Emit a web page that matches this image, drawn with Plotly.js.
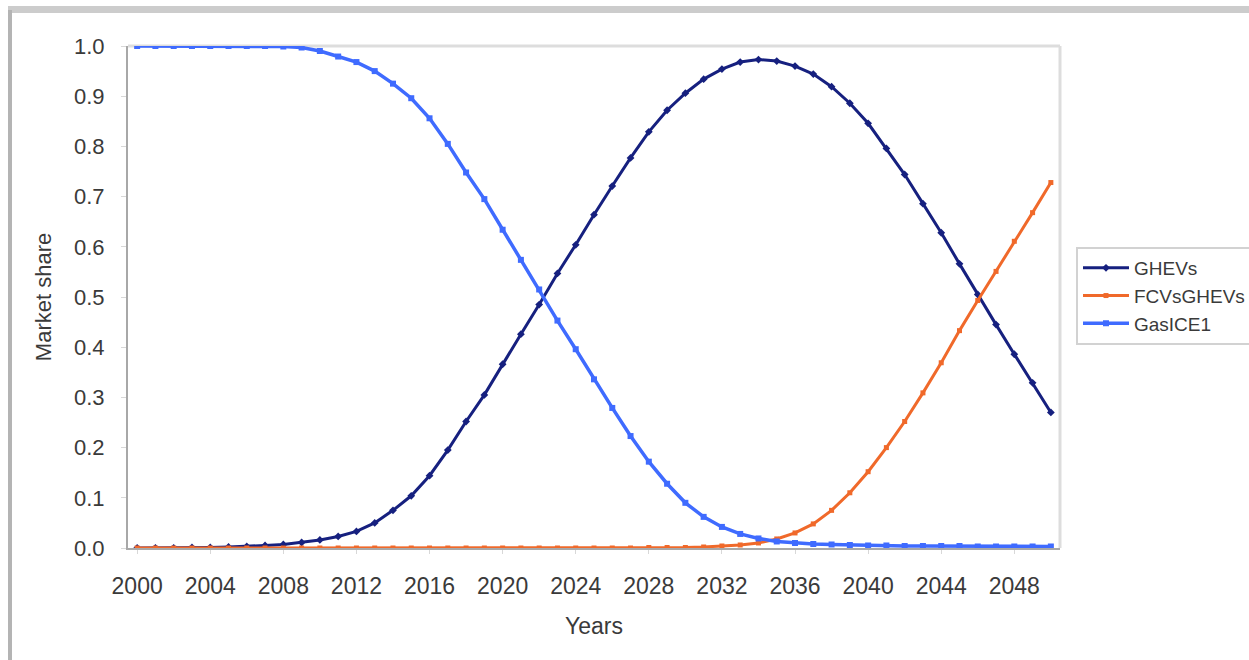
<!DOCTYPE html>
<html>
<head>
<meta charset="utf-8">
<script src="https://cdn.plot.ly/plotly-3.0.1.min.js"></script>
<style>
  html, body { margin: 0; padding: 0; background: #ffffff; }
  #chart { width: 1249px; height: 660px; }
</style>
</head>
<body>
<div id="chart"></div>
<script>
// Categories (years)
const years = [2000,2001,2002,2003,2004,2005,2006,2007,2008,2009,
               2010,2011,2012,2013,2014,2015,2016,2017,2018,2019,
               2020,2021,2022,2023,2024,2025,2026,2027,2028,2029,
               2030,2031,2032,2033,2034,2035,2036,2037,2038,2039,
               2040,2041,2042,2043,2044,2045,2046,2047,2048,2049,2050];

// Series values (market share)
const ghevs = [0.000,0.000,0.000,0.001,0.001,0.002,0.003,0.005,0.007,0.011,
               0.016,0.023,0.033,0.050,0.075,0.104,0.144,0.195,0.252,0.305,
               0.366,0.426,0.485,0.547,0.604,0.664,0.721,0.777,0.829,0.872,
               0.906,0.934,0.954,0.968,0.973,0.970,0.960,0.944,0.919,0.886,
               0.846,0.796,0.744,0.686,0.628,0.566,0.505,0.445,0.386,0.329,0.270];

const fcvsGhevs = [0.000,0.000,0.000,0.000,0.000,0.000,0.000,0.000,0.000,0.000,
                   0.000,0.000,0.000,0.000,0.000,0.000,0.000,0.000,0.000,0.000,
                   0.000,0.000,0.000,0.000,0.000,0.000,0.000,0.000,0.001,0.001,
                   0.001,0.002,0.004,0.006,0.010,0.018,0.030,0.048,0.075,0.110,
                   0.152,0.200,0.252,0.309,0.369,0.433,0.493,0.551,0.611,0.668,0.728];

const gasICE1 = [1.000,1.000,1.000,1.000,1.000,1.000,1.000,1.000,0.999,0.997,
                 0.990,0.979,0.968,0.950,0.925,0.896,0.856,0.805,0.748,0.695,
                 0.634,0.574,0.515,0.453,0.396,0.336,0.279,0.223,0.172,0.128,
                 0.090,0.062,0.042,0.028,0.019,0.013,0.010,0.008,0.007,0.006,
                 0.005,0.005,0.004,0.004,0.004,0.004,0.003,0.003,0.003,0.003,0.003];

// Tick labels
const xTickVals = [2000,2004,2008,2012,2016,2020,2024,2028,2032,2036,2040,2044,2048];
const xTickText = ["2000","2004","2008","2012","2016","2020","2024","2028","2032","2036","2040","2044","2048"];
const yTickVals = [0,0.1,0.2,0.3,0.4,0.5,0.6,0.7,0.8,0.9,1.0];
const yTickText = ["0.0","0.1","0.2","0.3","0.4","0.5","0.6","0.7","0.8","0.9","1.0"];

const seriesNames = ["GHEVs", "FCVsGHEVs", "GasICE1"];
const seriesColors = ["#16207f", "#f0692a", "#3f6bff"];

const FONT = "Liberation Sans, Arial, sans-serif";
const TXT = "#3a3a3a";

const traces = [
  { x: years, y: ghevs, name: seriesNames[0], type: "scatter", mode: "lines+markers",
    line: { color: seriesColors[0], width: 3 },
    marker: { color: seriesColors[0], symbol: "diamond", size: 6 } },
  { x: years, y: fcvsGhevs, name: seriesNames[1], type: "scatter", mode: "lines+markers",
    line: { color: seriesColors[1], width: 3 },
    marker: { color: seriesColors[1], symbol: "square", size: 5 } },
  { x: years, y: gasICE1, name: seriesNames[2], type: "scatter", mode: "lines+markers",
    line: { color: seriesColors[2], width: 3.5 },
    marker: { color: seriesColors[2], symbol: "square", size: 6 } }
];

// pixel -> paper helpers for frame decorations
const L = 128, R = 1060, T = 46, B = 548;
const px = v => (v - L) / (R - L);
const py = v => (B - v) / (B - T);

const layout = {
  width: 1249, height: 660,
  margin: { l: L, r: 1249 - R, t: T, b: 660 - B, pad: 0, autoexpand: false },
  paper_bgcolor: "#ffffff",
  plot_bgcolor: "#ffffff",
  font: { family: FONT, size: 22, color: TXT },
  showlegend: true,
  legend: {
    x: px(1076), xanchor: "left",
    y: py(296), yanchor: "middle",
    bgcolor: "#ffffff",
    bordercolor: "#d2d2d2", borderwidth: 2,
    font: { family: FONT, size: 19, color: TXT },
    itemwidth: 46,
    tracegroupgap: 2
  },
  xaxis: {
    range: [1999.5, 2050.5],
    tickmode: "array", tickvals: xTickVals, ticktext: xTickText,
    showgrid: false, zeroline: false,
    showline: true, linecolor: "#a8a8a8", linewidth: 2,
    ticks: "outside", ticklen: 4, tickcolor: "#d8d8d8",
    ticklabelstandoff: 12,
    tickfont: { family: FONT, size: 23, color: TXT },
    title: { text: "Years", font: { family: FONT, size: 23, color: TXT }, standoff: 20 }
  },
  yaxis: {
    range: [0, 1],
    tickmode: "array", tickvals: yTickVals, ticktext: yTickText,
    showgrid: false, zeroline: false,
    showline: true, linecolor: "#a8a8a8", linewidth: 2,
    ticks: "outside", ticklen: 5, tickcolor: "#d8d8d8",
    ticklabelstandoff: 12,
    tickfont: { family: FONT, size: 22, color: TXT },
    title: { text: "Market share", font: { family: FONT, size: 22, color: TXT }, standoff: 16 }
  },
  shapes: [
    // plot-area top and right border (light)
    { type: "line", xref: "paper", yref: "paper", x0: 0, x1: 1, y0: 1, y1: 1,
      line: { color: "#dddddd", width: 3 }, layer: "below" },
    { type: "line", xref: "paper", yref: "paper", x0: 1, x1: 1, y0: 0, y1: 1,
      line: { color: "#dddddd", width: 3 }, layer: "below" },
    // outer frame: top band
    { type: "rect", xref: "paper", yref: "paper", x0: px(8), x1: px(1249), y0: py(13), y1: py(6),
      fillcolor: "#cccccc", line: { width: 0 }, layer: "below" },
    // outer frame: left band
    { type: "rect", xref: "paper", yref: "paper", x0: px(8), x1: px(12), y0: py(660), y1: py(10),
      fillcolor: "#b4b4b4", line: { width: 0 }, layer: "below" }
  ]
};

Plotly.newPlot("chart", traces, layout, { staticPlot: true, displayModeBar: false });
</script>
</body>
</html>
——————————
▸ Aim
Without the images, write out each line of the data verbatim.

▸ Expected answer
Emit a web page that matches this image, drawn with Plotly.js.
<!DOCTYPE html>
<html>
<head>
<meta charset="utf-8">
<script src="https://cdn.plot.ly/plotly-3.0.1.min.js"></script>
<style>
  html, body { margin: 0; padding: 0; background: #ffffff; }
  #chart { width: 1249px; height: 660px; }
</style>
</head>
<body>
<div id="chart"></div>
<script>
// Categories (years)
const years = [2000,2001,2002,2003,2004,2005,2006,2007,2008,2009,
               2010,2011,2012,2013,2014,2015,2016,2017,2018,2019,
               2020,2021,2022,2023,2024,2025,2026,2027,2028,2029,
               2030,2031,2032,2033,2034,2035,2036,2037,2038,2039,
               2040,2041,2042,2043,2044,2045,2046,2047,2048,2049,2050];

// Series values (market share)
const ghevs = [0.000,0.000,0.000,0.001,0.001,0.002,0.003,0.005,0.007,0.011,
               0.016,0.023,0.033,0.050,0.075,0.104,0.144,0.195,0.252,0.305,
               0.366,0.426,0.485,0.547,0.604,0.664,0.721,0.777,0.829,0.872,
               0.906,0.934,0.954,0.968,0.973,0.970,0.960,0.944,0.919,0.886,
               0.846,0.796,0.744,0.686,0.628,0.566,0.505,0.445,0.386,0.329,0.270];

const fcvsGhevs = [0.000,0.000,0.000,0.000,0.000,0.000,0.000,0.000,0.000,0.000,
                   0.000,0.000,0.000,0.000,0.000,0.000,0.000,0.000,0.000,0.000,
                   0.000,0.000,0.000,0.000,0.000,0.000,0.000,0.000,0.001,0.001,
                   0.001,0.002,0.004,0.006,0.010,0.018,0.030,0.048,0.075,0.110,
                   0.152,0.200,0.252,0.309,0.369,0.433,0.493,0.551,0.611,0.668,0.728];

const gasICE1 = [1.000,1.000,1.000,1.000,1.000,1.000,1.000,1.000,0.999,0.997,
                 0.990,0.979,0.968,0.950,0.925,0.896,0.856,0.805,0.748,0.695,
                 0.634,0.574,0.515,0.453,0.396,0.336,0.279,0.223,0.172,0.128,
                 0.090,0.062,0.042,0.028,0.019,0.013,0.010,0.008,0.007,0.006,
                 0.005,0.005,0.004,0.004,0.004,0.004,0.003,0.003,0.003,0.003,0.003];

// Tick labels
const xTickVals = [2000,2004,2008,2012,2016,2020,2024,2028,2032,2036,2040,2044,2048];
const xTickText = ["2000","2004","2008","2012","2016","2020","2024","2028","2032","2036","2040","2044","2048"];
const yTickVals = [0,0.1,0.2,0.3,0.4,0.5,0.6,0.7,0.8,0.9,1.0];
const yTickText = ["0.0","0.1","0.2","0.3","0.4","0.5","0.6","0.7","0.8","0.9","1.0"];

const seriesNames = ["GHEVs", "FCVsGHEVs", "GasICE1"];
const seriesColors = ["#16207f", "#f0692a", "#3f6bff"];

const FONT = "Liberation Sans, Arial, sans-serif";
const TXT = "#3a3a3a";

const traces = [
  { x: years, y: ghevs, name: seriesNames[0], type: "scatter", mode: "lines+markers",
    line: { color: seriesColors[0], width: 3 },
    marker: { color: seriesColors[0], symbol: "diamond", size: 6 } },
  { x: years, y: fcvsGhevs, name: seriesNames[1], type: "scatter", mode: "lines+markers",
    line: { color: seriesColors[1], width: 3 },
    marker: { color: seriesColors[1], symbol: "square", size: 5 } },
  { x: years, y: gasICE1, name: seriesNames[2], type: "scatter", mode: "lines+markers",
    line: { color: seriesColors[2], width: 3.5 },
    marker: { color: seriesColors[2], symbol: "square", size: 6 } }
];

// pixel -> paper helpers for frame decorations
const L = 128, R = 1060, T = 46, B = 548;
const px = v => (v - L) / (R - L);
const py = v => (B - v) / (B - T);

const layout = {
  width: 1249, height: 660,
  margin: { l: L, r: 1249 - R, t: T, b: 660 - B, pad: 0, autoexpand: false },
  paper_bgcolor: "#ffffff",
  plot_bgcolor: "#ffffff",
  font: { family: FONT, size: 22, color: TXT },
  showlegend: true,
  legend: {
    x: px(1076), xanchor: "left",
    y: py(296), yanchor: "middle",
    bgcolor: "#ffffff",
    bordercolor: "#d2d2d2", borderwidth: 2,
    font: { family: FONT, size: 19, color: TXT },
    itemwidth: 46,
    tracegroupgap: 2
  },
  xaxis: {
    range: [1999.5, 2050.5],
    tickmode: "array", tickvals: xTickVals, ticktext: xTickText,
    showgrid: false, zeroline: false,
    showline: true, linecolor: "#a8a8a8", linewidth: 2,
    ticks: "outside", ticklen: 4, tickcolor: "#d8d8d8",
    ticklabelstandoff: 12,
    tickfont: { family: FONT, size: 23, color: TXT },
    title: { text: "Years", font: { family: FONT, size: 23, color: TXT }, standoff: 20 }
  },
  yaxis: {
    range: [0, 1],
    tickmode: "array", tickvals: yTickVals, ticktext: yTickText,
    showgrid: false, zeroline: false,
    showline: true, linecolor: "#a8a8a8", linewidth: 2,
    ticks: "outside", ticklen: 5, tickcolor: "#d8d8d8",
    ticklabelstandoff: 12,
    tickfont: { family: FONT, size: 22, color: TXT },
    title: { text: "Market share", font: { family: FONT, size: 22, color: TXT }, standoff: 16 }
  },
  shapes: [
    // plot-area top and right border (light)
    { type: "line", xref: "paper", yref: "paper", x0: 0, x1: 1, y0: 1, y1: 1,
      line: { color: "#dddddd", width: 3 }, layer: "below" },
    { type: "line", xref: "paper", yref: "paper", x0: 1, x1: 1, y0: 0, y1: 1,
      line: { color: "#dddddd", width: 3 }, layer: "below" },
    // outer frame: top band
    { type: "rect", xref: "paper", yref: "paper", x0: px(8), x1: px(1249), y0: py(13), y1: py(6),
      fillcolor: "#cccccc", line: { width: 0 }, layer: "below" },
    // outer frame: left band
    { type: "rect", xref: "paper", yref: "paper", x0: px(8), x1: px(12), y0: py(660), y1: py(10),
      fillcolor: "#b4b4b4", line: { width: 0 }, layer: "below" }
  ]
};

Plotly.newPlot("chart", traces, layout, { staticPlot: true, displayModeBar: false });
</script>
</body>
</html>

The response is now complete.